== Material provided

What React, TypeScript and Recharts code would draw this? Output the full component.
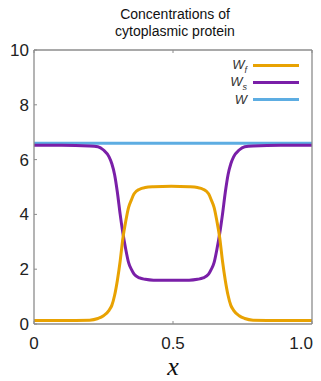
import { LineChart, Line, XAxis, YAxis } from "recharts";

// x positions along the cell (0..1)
const xs = [
  0, 0.1, 0.2, 0.23, 0.25, 0.27, 0.28, 0.29, 0.3, 0.31, 0.32, 0.33, 0.34, 0.35, 0.36, 0.38, 0.4, 0.43,
  0.494,
  0.558, 0.588, 0.608, 0.628, 0.638, 0.648, 0.658, 0.668, 0.678, 0.688, 0.698, 0.708, 0.718, 0.738, 0.758,
  0.788, 0.888, 1.0,
];

const wfValues = [
  0.13, 0.13, 0.14, 0.2, 0.3, 0.5, 0.68, 1.05, 1.6, 2.3, 3.15, 3.75, 4.25, 4.52, 4.75, 4.92, 4.98, 5.01,
  5.03,
  5.01, 4.98, 4.92, 4.75, 4.52, 4.25, 3.75, 3.15, 2.3, 1.6, 1.05, 0.68, 0.5, 0.3, 0.2, 0.14, 0.13, 0.13,
];

const wsValues = [
  6.52, 6.52, 6.5, 6.47, 6.35, 6.1, 5.85, 5.45, 4.8, 4.0, 3.3, 2.73, 2.25, 2.0, 1.82, 1.68, 1.63, 1.6,
  1.6,
  1.6, 1.63, 1.68, 1.82, 2.0, 2.25, 2.73, 3.3, 4.0, 4.8, 5.45, 5.85, 6.1, 6.35, 6.47, 6.5, 6.52, 6.52,
];

const wTotal = 6.6;

const xTicks = [0, 0.5, 1];
const yTicks = [0, 2, 4, 6, 8, 10];

const seriesInfo = [
  { key: "wf", sub: "f", color: "#E8A202" },
  { key: "ws", sub: "s", color: "#7A1FA8" },
  { key: "w", sub: "", color: "#5DADE2" },
];

const data = xs.map((x, i) => ({ x, wf: wfValues[i], ws: wsValues[i], w: wTotal }));

const AXIS = "#8c8c8c";
const FONT = "'Liberation Sans', Arial, sans-serif";

function LeftTick(props: any) {
  const { x, y, payload } = props;
  return (
    <g>
      <text x={x} y={y} dy="0.35em" textAnchor="end" fontSize={17} fill="#222" fontFamily={FONT}>
        {payload.value}
      </text>
      <line x1={x + 5} x2={x + 8} y1={y} y2={y} stroke={AXIS} />
    </g>
  );
}

function BottomTick(props: any) {
  const { x, y, payload } = props;
  const v = payload.value;
  const anchor = v === 1 ? "end" : "middle";
  const label = v === 1 ? "1.0" : String(v);
  return (
    <g>
      <text x={v === 1 ? x + 1 : x} y={y} dy="0.71em" textAnchor={anchor} fontSize={17} fill="#222" fontFamily={FONT}>
        {label}
      </text>
      <line x1={x} x2={x} y1={y - 13} y2={y - 16} stroke={AXIS} />
    </g>
  );
}

function TopTick(props: any) {
  const { x, y } = props;
  return <line x1={x} x2={x} y1={y} y2={y + 3} stroke={AXIS} />;
}

function RightTick(props: any) {
  const { x, y } = props;
  return <line x1={x} x2={x - 3} y1={y} y2={y} stroke={AXIS} />;
}

function LegendBox() {
  return (
    <div style={{ position: "absolute", left: 215, top: 57, display: "flex", flexDirection: "column" }}>
      {seriesInfo.map((s) => (
        <div key={s.key} style={{ display: "flex", alignItems: "center", height: 17 }}>
          <span
            style={{
              width: 32,
              textAlign: "right",
              fontStyle: "italic",
              fontSize: 13,
              fontFamily: FONT,
              color: "#333",
            }}
          >
            W{s.sub && <sub style={{ fontSize: 9 }}>{s.sub}</sub>}
          </span>
          <span style={{ width: 46, height: 3, background: s.color, marginLeft: 6 }} />
        </div>
      ))}
    </div>
  );
}

export default function App() {
  return (
    <div style={{ position: "absolute", left: 0, top: 0, width: 321, height: 381 }}>
      <div
        style={{
          position: "absolute",
          left: 75,
          top: 6,
          width: 200,
          textAlign: "center",
          fontFamily: FONT,
          fontSize: 14,
          lineHeight: "17px",
          color: "#111",
        }}
      >
        Concentrations of
        <br />
        cytoplasmic protein
      </div>
      <LineChart width={321} height={381} data={data} margin={{ top: 49, right: 8, bottom: 27, left: 4 }}>
        <XAxis
          dataKey="x"
          type="number"
          domain={[0, 1]}
          ticks={xTicks}
          interval={0}
          height={30}
          tickSize={0}
          tickMargin={13}
          tick={<BottomTick />}
          axisLine={{ stroke: AXIS, strokeWidth: 1.3 }}
        />
        <XAxis
          xAxisId="top"
          orientation="top"
          dataKey="x"
          type="number"
          domain={[0, 1]}
          ticks={xTicks}
          interval={0}
          height={1}
          tickSize={0}
          tickMargin={0}
          tick={<TopTick />}
          axisLine={{ stroke: AXIS, strokeWidth: 1.3 }}
        />
        <YAxis
          type="number"
          domain={[0, 10]}
          ticks={yTicks}
          interval={0}
          width={30}
          tickSize={0}
          tickMargin={5}
          tick={<LeftTick />}
          axisLine={{ stroke: AXIS, strokeWidth: 1.3 }}
        />
        <YAxis
          yAxisId="right"
          orientation="right"
          type="number"
          domain={[0, 10]}
          ticks={yTicks}
          interval={0}
          width={1}
          tickSize={0}
          tickMargin={0}
          tick={<RightTick />}
          axisLine={{ stroke: AXIS, strokeWidth: 1.3 }}
        />
        <Line type="monotone" dataKey="w" stroke="#5DADE2" strokeWidth={3} dot={false} isAnimationActive={false} />
        <Line type="monotone" dataKey="ws" stroke="#7A1FA8" strokeWidth={3} dot={false} isAnimationActive={false} />
        <Line type="monotone" dataKey="wf" stroke="#E8A202" strokeWidth={3} dot={false} isAnimationActive={false} />
      </LineChart>
      <LegendBox />
      <div
        style={{
          position: "absolute",
          left: 153,
          top: 356,
          width: 40,
          textAlign: "center",
          fontFamily: "'Liberation Serif', 'Times New Roman', serif",
          fontStyle: "italic",
          fontSize: 26,
          lineHeight: "22px",
          color: "#111",
        }}
      >
        x
      </div>
    </div>
  );
}
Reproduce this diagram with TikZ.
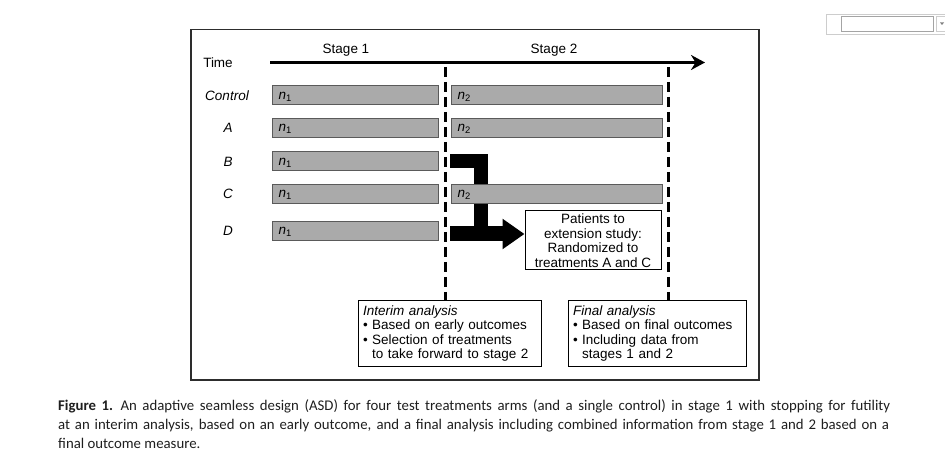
\documentclass[tikz,border=0pt]{standalone}
\usepackage{fontspec}
\setmainfont{Liberation Sans}
\newfontfamily\capfont{Carlito}
\usepackage{tikz}
\usetikzlibrary {arrows.meta,
                 positioning}
\definecolor{barfill}{RGB}{170,170,170}
\definecolor{barline}{RGB}{90,90,90}
\definecolor{frameline}{RGB}{45,45,45}
\definecolor{captext}{RGB}{30,30,30}
\definecolor{uiline}{RGB}{205,205,205}
\tikzset{
        x=1pt, y=-1pt,
        arm/.style={font=\itshape},
        bar/.style={draw=barline, fill=barfill, line width=1pt, anchor=west,
                    minimum height=19pt, inner ysep=0pt, inner xsep=6pt,
                    text depth=0pt},
        barone/.style={bar, text width=154pt},
        bartwo/.style={bar, text width=199pt},
        note/.style={draw, line width=1pt, align=left, inner xsep=5pt,
                     minimum height=65pt},
        patbox/.style={draw, line width=1pt, align=center, minimum width=136pt,
                       minimum height=59pt, inner sep=1pt},
        dashline/.style={line width=3pt, dash pattern=on 10pt off 5pt},
        timearrow/.style={line width=2.8pt, -{Stealth[length=14pt, width=15pt]}},
        bigline/.style={line width=14pt},
        bigarrow/.style={line width=15pt, -{Triangle[length=22pt, width=29pt]}},
        capline/.style={font=\capfont\fontsize{14.8}{17}\selectfont, text=captext,
                        inner sep=0pt, anchor=base west},
 }

\begin{document}
\fontsize{13.5}{14.5}\selectfont
\begin{tikzpicture}
    \useasboundingbox (0,0) rectangle (945,470);
    % frame
    \draw[frameline, line width=1.5pt] (191,29.5) rectangle (759,380);

    \node (time) at (218,63) {Time};
    \node (s1) at (346,50) {Stage 1};
    \node (s2) at (554,50) {Stage 2};
    \coordinate (t0) at (270,62.5);
    \coordinate (t1) at (705,62.5);
    \draw[timearrow] (t0) -- (t1);

    \node[arm] (lctl) at (227,95.5) {Control};
    \node[arm] (la) at (228,128) {A};
    \node[arm] (lb) at (228,161.5) {B};
    \node[arm] (lc) at (228,194) {C};
    \node[arm] (ld) at (228,231) {D};

    \node[patbox] (pat) at (593,240.5) {Patients to\\extension study:\\Randomized to\\treatments A and C};

    \coordinate (bout) at (450,161.5);
    \coordinate (dout) at (450,234);
    \coordinate (jn) at (481,234);
    \draw[bigline] (bout) -| (jn);
    \draw[bigarrow] (dout) -- (dout -| pat.west);

    \node[barone] (ctl1) at (272,95.5) {\textit{n}\textsubscript{1}};
    \node[bartwo] (ctl2) at (451,95.5) {\textit{n}\textsubscript{2}};
    \node[barone] (a1) at (272,128) {\textit{n}\textsubscript{1}};
    \node[bartwo] (a2) at (451,128) {\textit{n}\textsubscript{2}};
    \node[barone] (b1) at (272,161.5) {\textit{n}\textsubscript{1}};
    \node[barone] (c1) at (272,194) {\textit{n}\textsubscript{1}};
    \node[bartwo] (c2) at (451,194) {\textit{n}\textsubscript{2}};
    \node[barone] (d1) at (272,231) {\textit{n}\textsubscript{1}};

    \node[note, text width=173pt] (interim) at (449.5,333.5)
         {\textit{Interim analysis}\\
          • Based on early outcomes\\
          • Selection of treatments\\
          \phantom{• }to take forward to stage 2};
    \node[note, text width=168pt] (final) at (657,333.5)
         {\textit{Final analysis}\\
          • Based on final outcomes\\
          • Including data from\\
          \phantom{• }stages 1 and 2};

    \coordinate (imtop) at (445,67);
    \coordinate (fntop) at (668,67);
    \draw[dashline] (imtop) -- (imtop |- interim.north);
    \draw[dashline] (fntop) -- (fntop |- final.north);

    % caption
    \node[capline] (cap1) at (58,410) {\makebox[832pt][s]{\textbf{Figure 1.}\enspace An adaptive seamless design (ASD) for four test treatments arms (and a single control) in stage 1 with stopping for futility}};
    \node[capline] (cap2) at (58,429) {\makebox[831pt][s]{at an interim analysis, based on an early outcome, and a final analysis including combined information from stage 1 and 2 based on a}};
    \node[capline] (cap3) at (58,448) {final outcome measure.};

    % widget
    \draw[uiline] (826,14) rectangle (946,34);
    \draw[uiline!80!black] (841,16.5) rectangle (933,31);
    \draw[uiline] (936,16.5) rectangle (946,31);
    \fill[gray] (940,22.5) -- (944,22.5) -- (942,25) -- cycle;
\end{tikzpicture}
\end{document}
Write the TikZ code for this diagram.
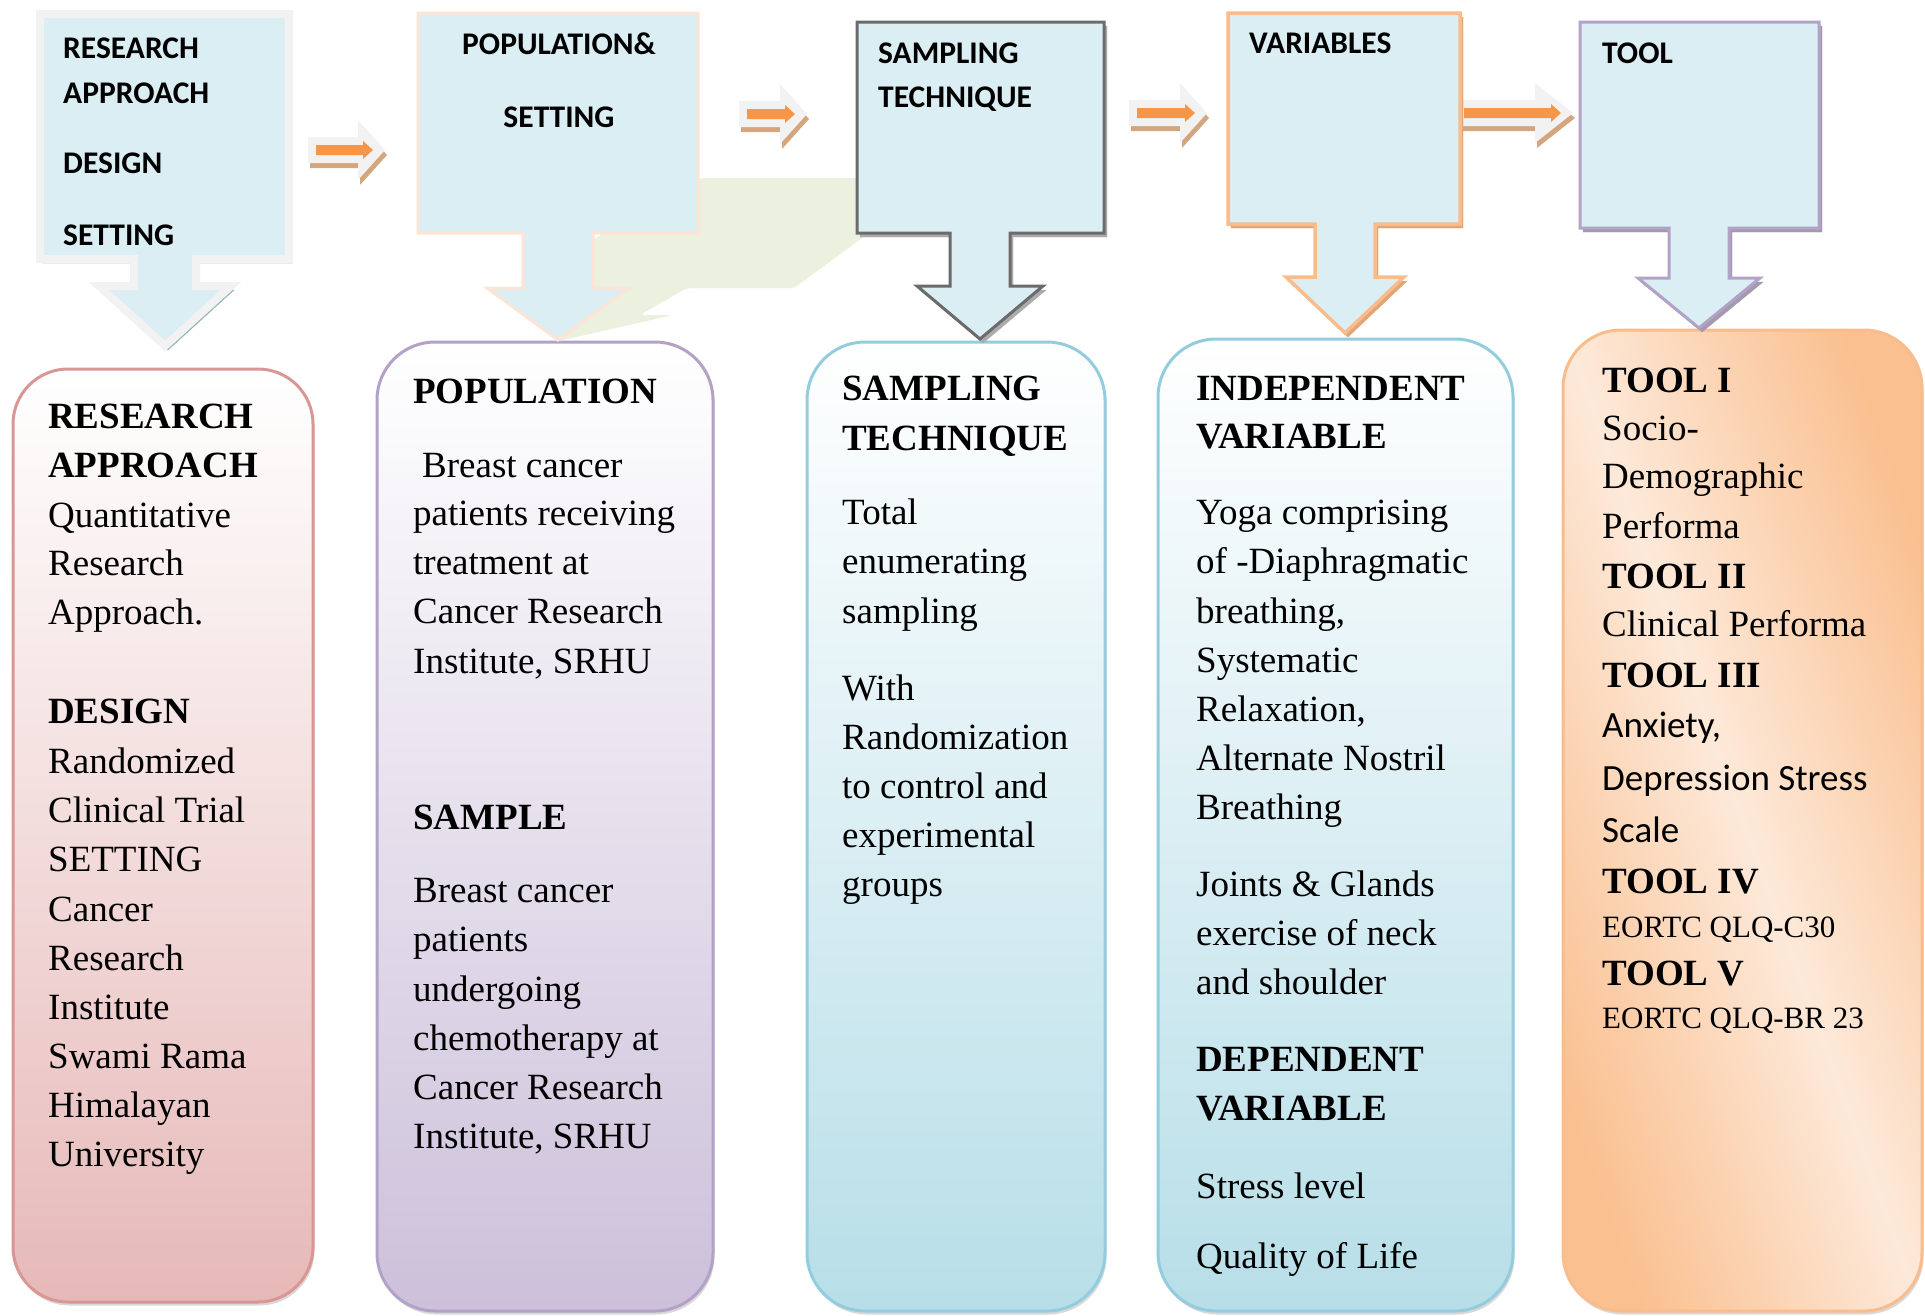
\documentclass[tikz,border=0pt]{standalone}
\usepackage{fontspec}
\setmainfont{Liberation Serif}
\newfontfamily\calibri{Carlito}
\usetikzlibrary{shadows}

\definecolor{calloutfill}{HTML}{DAEEF3}
\definecolor{greenbg}{HTML}{EBF1DE}
\definecolor{arroworange}{HTML}{F79646}
\definecolor{arrowtan}{HTML}{D5A67E}
\definecolor{arrowwhite}{HTML}{F2F2F2}
\definecolor{redline}{HTML}{D99694}
\definecolor{redfill}{HTML}{E6B9B8}
\definecolor{purpleline}{HTML}{B3A2C7}
\definecolor{purplefill}{HTML}{CCC0DA}
\definecolor{aqualine}{HTML}{93CDDD}
\definecolor{aquafill}{HTML}{B7DEE8}
\definecolor{orangeline}{HTML}{F9BC8C}
\definecolor{orangedark}{HTML}{FAC090}
\definecolor{orangelight}{HTML}{FDE9D9}
\definecolor{peachline}{HTML}{FCE4D6}
\definecolor{greyline}{HTML}{6B6B6B}
\definecolor{shadowblue}{HTML}{93B1BB}
\definecolor{shadowgrey}{HTML}{ABABAB}
\definecolor{shadoworange}{HTML}{E2A573}
\definecolor{shadowpurple}{HTML}{A39AB0}

\tikzset{
  txt/.style={anchor=base west, inner sep=0pt, font=\fontsize{37}{44}\selectfont},
  ctxt/.style={anchor=base west, inner sep=0pt, font=\calibri\bfseries\fontsize{31.5}{38}\selectfont},
  listbox/.style={rounded corners=58pt, line width=3pt, draw=#1line, top color=white, bottom color=#1fill,
    drop shadow={shadow xshift=1.5pt, shadow yshift=-3.5pt, opacity=0.3}},
  callout/.style={fill=calloutfill, line width=3pt, draw=#1},
  cshadow/.style={preaction={fill=#1, draw=#1, transform canvas={xshift=3pt, yshift=-4pt}}},
}

% rectangle with a stem and a head pointing down
\newcommand{\calloutshape}[9]{(#1,#2) -- (#3,#2) -- (#3,#4) -- ({#5+#6},#4) -- ({#5+#6},#7)
  -- ({#5+#8},#7) -- (#5,#9) -- ({#5-#8},#7) -- ({#5-#6},#7) -- ({#5-#6},#4) -- (#1,#4) -- cycle}

% block arrow: x start, x end, y centre, head length
\newcommand{\blockarrow}[4]{%
  \fill[arrowtan, xshift=2pt, yshift=-5pt] (#1,{#3-13}) -- ({#2-#4},{#3-13}) -- ({#2-#4},{#3-30}) -- (#2,#3)
    -- ({#2-#4},{#3+30}) -- ({#2-#4},{#3+13}) -- (#1,{#3+13}) -- cycle;
  \fill[arrowwhite] (#1,{#3-13}) -- ({#2-#4},{#3-13}) -- ({#2-#4},{#3-30}) -- (#2,#3)
    -- ({#2-#4},{#3+30}) -- ({#2-#4},{#3+13}) -- (#1,{#3+13}) -- cycle;
  \fill[arroworange] ({#1+8},{#3-5}) -- ({#2-22},{#3-5}) -- ({#2-22},{#3-9}) -- ({#2-12},#3)
    -- ({#2-22},{#3+9}) -- ({#2-22},{#3+5}) -- ({#1+8},{#3+5}) -- cycle;
}

\begin{document}
\begin{tikzpicture}[x=1pt, y=-1pt]
  \useasboundingbox (0,0) rectangle (1925,1315);

  % green shape behind the second callout
  \fill[greenbg, rounded corners=4pt] (700,178) -- (880,178) -- (880,225) -- (794,288) -- (687,288)
    -- (640,315) -- (673,315) -- (559,341) -- (592,240) -- cycle;

  % lower boxes
  \draw[listbox=red, rounded corners=55pt] (13,369) rectangle (313,1302);
  \draw[listbox=purple] (377,342) rectangle (713,1311);
  \draw[listbox=aqua] (807,342) rectangle (1105,1311);
  \draw[listbox=aqua] (1158,339) rectangle (1513,1311);
  \draw[rounded corners=58pt, line width=3pt, draw=orangeline,
    left color=orangedark, right color=orangedark, middle color=orangelight, shading angle=110,
    drop shadow={shadow xshift=1.5pt, shadow yshift=-3.5pt, opacity=0.3}] (1563,330) rectangle (1922,1311);

  % arrows between callouts
  \blockarrow{308}{385}{150}{27}
  \blockarrow{739}{807}{114}{27}
  \blockarrow{1129}{1207}{113}{27}
  \blockarrow{1456}{1573}{113}{38}

  % callouts
  \draw[callout=arrowwhite, line width=8pt, cshadow=shadowblue] \calloutshape{40}{14}{289}{259}{165}{31}{286}{66}{346};
  \draw[callout=peachline] \calloutshape{418}{13}{698}{233}{558}{35}{288}{71}{340};
  \draw[callout=greyline, cshadow=shadowgrey] \calloutshape{857}{22}{1104}{233}{980}{30}{286}{63}{339};
  \draw[callout=orangeline, line width=3.5pt, cshadow=shadoworange] \calloutshape{1228}{13}{1460}{224}{1345}{30}{277}{59}{333};
  \draw[callout=purpleline, cshadow=shadowpurple] \calloutshape{1580}{22}{1819}{228}{1699}{30}{278}{61}{328};

  % callout texts
  \node[ctxt] (c1a) at (63,58) {RESEARCH};
  \node[ctxt] (c1b) at (63,103) {APPROACH};
  \node[ctxt] (c1c) at (63,173) {DESIGN};
  \node[ctxt] (c1d) at (63,245) {SETTING};
  \node[ctxt, anchor=base] (c2a) at (559,54) {POPULATION\&};
  \node[ctxt, anchor=base] (c2b) at (559,127) {SETTING};
  \node[ctxt] (c3a) at (878,63) {SAMPLING};
  \node[ctxt] (c3b) at (878,107) {TECHNIQUE};
  \node[ctxt] (c4a) at (1249,53) {VARIABLES};
  \node[ctxt] (c5a) at (1602,63) {TOOL};

  % box texts
  \foreach \y/\t [count=\i] in {428/{\bfseries RESEARCH}, 477/{\bfseries APPROACH}, 527/Quantitative,
      575/Research, 624/Approach., 723/{\bfseries DESIGN}, 773/Randomized, 822/{Clinical Trial},
      871/SETTING, 921/Cancer, 970/Research, 1019/Institute, 1068/{Swami Rama}, 1117/Himalayan,
      1166/University}
    \node[txt] (ra\i) at (48,\y) {\t};

  \node[txt] (po0) at (422,477) {Breast cancer};
  \foreach \y/\t [count=\i] in {403/{\bfseries POPULATION}, 525/{patients receiving}, 574/{treatment at},
      623/{Cancer Research}, 673/{Institute, SRHU}, 829/{\bfseries SAMPLE}, 902/{Breast cancer},
      951/patients, 1001/undergoing, 1050/{chemotherapy at}, 1099/{Cancer Research}, 1148/{Institute, SRHU}}
    \node[txt] (po\i) at (413,\y) {\t};

  \foreach \y/\t [count=\i] in {400/{\bfseries SAMPLING}, 450/{\bfseries TECHNIQUE}, 524/Total,
      573/enumerating, 623/sampling, 700/With, 749/Randomization, 798/{to control and},
      847/experimental, 896/groups}
    \node[txt] (sa\i) at (842,\y) {\t};

  \foreach \y/\t [count=\i] in {400/{\bfseries INDEPENDENT}, 448/{\bfseries VARIABLE}, 524/{Yoga comprising},
      573/{of -Diaphragmatic}, 623/{breathing,}, 672/Systematic, 721/{Relaxation,}, 770/{Alternate Nostril},
      819/Breathing, 896/{Joints \& Glands}, 945/{exercise of neck}, 994/{and shoulder},
      1071/{\bfseries DEPENDENT}, 1120/{\bfseries VARIABLE}, 1198/{Stress level}, 1268/{Quality of Life}}
    \node[txt] (va\i) at (1196,\y) {\t};

  \foreach \y/\t [count=\i] in {392/{\bfseries TOOL I}, 440/Socio-, 488/Demographic, 538/Performa,
      588/{\bfseries TOOL II}, 636/{Clinical Performa}, 687/{\bfseries TOOL III}, 737/{\calibri Anxiety,},
      790/{\calibri Depression Stress}, 842/{\calibri Scale}, 893/{\bfseries TOOL IV},
      937/{\fontsize{31}{36}\selectfont EORTC QLQ-C30}, 985/{\bfseries TOOL V},
      1028/{\fontsize{31}{36}\selectfont EORTC QLQ-BR 23}}
    \node[txt] (to\i) at (1602,\y) {\t};
\end{tikzpicture}
\end{document}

====

What to do >> Leave out the pictures. Transcribe only the lines above, from the first through the one that contains "const yTicks = [0, 2, 4, 6, 8, 10];".

Result >>
What React, TypeScript and Recharts code would draw this? Output the full component.
import { LineChart, Line, XAxis, YAxis } from "recharts";

// x positions along the cell (0..1)
const xs = [
  0, 0.1, 0.2, 0.23, 0.25, 0.27, 0.28, 0.29, 0.3, 0.31, 0.32, 0.33, 0.34, 0.35, 0.36, 0.38, 0.4, 0.43,
  0.494,
  0.558, 0.588, 0.608, 0.628, 0.638, 0.648, 0.658, 0.668, 0.678, 0.688, 0.698, 0.708, 0.718, 0.738, 0.758,
  0.788, 0.888, 1.0,
];

const wfValues = [
  0.13, 0.13, 0.14, 0.2, 0.3, 0.5, 0.68, 1.05, 1.6, 2.3, 3.15, 3.75, 4.25, 4.52, 4.75, 4.92, 4.98, 5.01,
  5.03,
  5.01, 4.98, 4.92, 4.75, 4.52, 4.25, 3.75, 3.15, 2.3, 1.6, 1.05, 0.68, 0.5, 0.3, 0.2, 0.14, 0.13, 0.13,
];

const wsValues = [
  6.52, 6.52, 6.5, 6.47, 6.35, 6.1, 5.85, 5.45, 4.8, 4.0, 3.3, 2.73, 2.25, 2.0, 1.82, 1.68, 1.63, 1.6,
  1.6,
  1.6, 1.63, 1.68, 1.82, 2.0, 2.25, 2.73, 3.3, 4.0, 4.8, 5.45, 5.85, 6.1, 6.35, 6.47, 6.5, 6.52, 6.52,
];

const wTotal = 6.6;

const xTicks = [0, 0.5, 1];
const yTicks = [0, 2, 4, 6, 8, 10];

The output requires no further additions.